■ DIRECTIONS
Pictures stay out; everything else in the records below is copied exactly.

■ EXERCISE MATERIALS
>> begin

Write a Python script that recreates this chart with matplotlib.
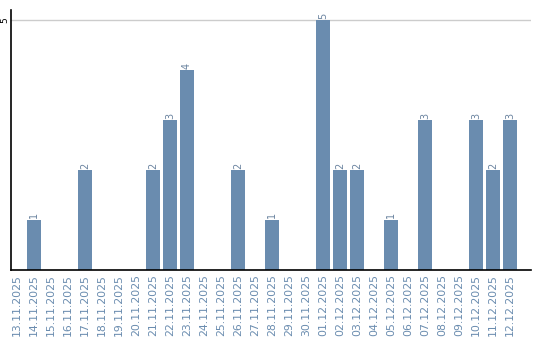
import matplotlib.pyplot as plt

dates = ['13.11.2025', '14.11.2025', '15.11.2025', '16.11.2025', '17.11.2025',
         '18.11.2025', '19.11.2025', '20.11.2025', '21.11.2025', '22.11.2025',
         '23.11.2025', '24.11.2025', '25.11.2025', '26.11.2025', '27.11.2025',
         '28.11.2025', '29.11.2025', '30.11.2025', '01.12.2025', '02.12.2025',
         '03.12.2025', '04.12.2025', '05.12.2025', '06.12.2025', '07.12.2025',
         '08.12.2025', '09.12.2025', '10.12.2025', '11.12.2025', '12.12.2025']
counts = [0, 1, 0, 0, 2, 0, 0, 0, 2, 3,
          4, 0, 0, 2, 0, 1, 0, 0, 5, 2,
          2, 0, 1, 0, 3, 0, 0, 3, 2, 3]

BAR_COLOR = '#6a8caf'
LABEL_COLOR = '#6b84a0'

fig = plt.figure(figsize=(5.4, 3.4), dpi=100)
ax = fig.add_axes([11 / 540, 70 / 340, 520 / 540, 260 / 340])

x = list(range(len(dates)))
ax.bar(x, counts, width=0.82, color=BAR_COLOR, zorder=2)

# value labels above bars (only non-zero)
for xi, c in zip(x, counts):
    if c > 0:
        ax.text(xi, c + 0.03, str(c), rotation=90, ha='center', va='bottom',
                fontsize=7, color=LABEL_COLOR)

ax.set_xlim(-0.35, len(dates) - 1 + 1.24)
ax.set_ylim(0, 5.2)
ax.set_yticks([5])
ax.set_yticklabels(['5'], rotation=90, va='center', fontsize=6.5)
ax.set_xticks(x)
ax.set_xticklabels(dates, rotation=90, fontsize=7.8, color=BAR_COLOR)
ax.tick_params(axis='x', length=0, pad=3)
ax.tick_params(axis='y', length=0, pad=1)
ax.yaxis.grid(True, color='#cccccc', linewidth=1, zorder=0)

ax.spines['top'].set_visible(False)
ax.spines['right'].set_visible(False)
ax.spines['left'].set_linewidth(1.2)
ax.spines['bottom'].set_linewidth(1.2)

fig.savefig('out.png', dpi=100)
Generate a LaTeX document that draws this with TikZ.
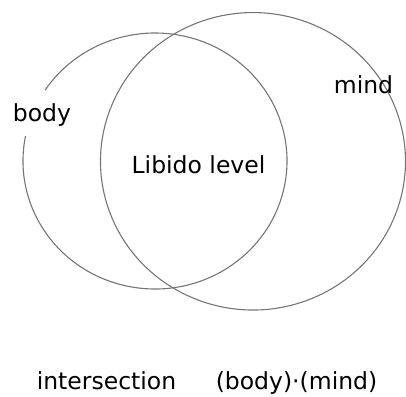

>> end

■ RESPONSE TO THE TASK
Write a Python script that recreates this chart with matplotlib.
import matplotlib.pyplot as plt

dates = ['13.11.2025', '14.11.2025', '15.11.2025', '16.11.2025', '17.11.2025',
         '18.11.2025', '19.11.2025', '20.11.2025', '21.11.2025', '22.11.2025',
         '23.11.2025', '24.11.2025', '25.11.2025', '26.11.2025', '27.11.2025',
         '28.11.2025', '29.11.2025', '30.11.2025', '01.12.2025', '02.12.2025',
         '03.12.2025', '04.12.2025', '05.12.2025', '06.12.2025', '07.12.2025',
         '08.12.2025', '09.12.2025', '10.12.2025', '11.12.2025', '12.12.2025']
counts = [0, 1, 0, 0, 2, 0, 0, 0, 2, 3,
          4, 0, 0, 2, 0, 1, 0, 0, 5, 2,
          2, 0, 1, 0, 3, 0, 0, 3, 2, 3]

BAR_COLOR = '#6a8caf'
LABEL_COLOR = '#6b84a0'

fig = plt.figure(figsize=(5.4, 3.4), dpi=100)
ax = fig.add_axes([11 / 540, 70 / 340, 520 / 540, 260 / 340])

x = list(range(len(dates)))
ax.bar(x, counts, width=0.82, color=BAR_COLOR, zorder=2)

# value labels above bars (only non-zero)
for xi, c in zip(x, counts):
    if c > 0:
        ax.text(xi, c + 0.03, str(c), rotation=90, ha='center', va='bottom',
                fontsize=7, color=LABEL_COLOR)

ax.set_xlim(-0.35, len(dates) - 1 + 1.24)
ax.set_ylim(0, 5.2)
ax.set_yticks([5])
ax.set_yticklabels(['5'], rotation=90, va='center', fontsize=6.5)
ax.set_xticks(x)
ax.set_xticklabels(dates, rotation=90, fontsize=7.8, color=BAR_COLOR)
ax.tick_params(axis='x', length=0, pad=3)
ax.tick_params(axis='y', length=0, pad=1)
ax.yaxis.grid(True, color='#cccccc', linewidth=1, zorder=0)

ax.spines['top'].set_visible(False)
ax.spines['right'].set_visible(False)
ax.spines['left'].set_linewidth(1.2)
ax.spines['bottom'].set_linewidth(1.2)

fig.savefig('out.png', dpi=100)
Generate a LaTeX document that draws this with TikZ.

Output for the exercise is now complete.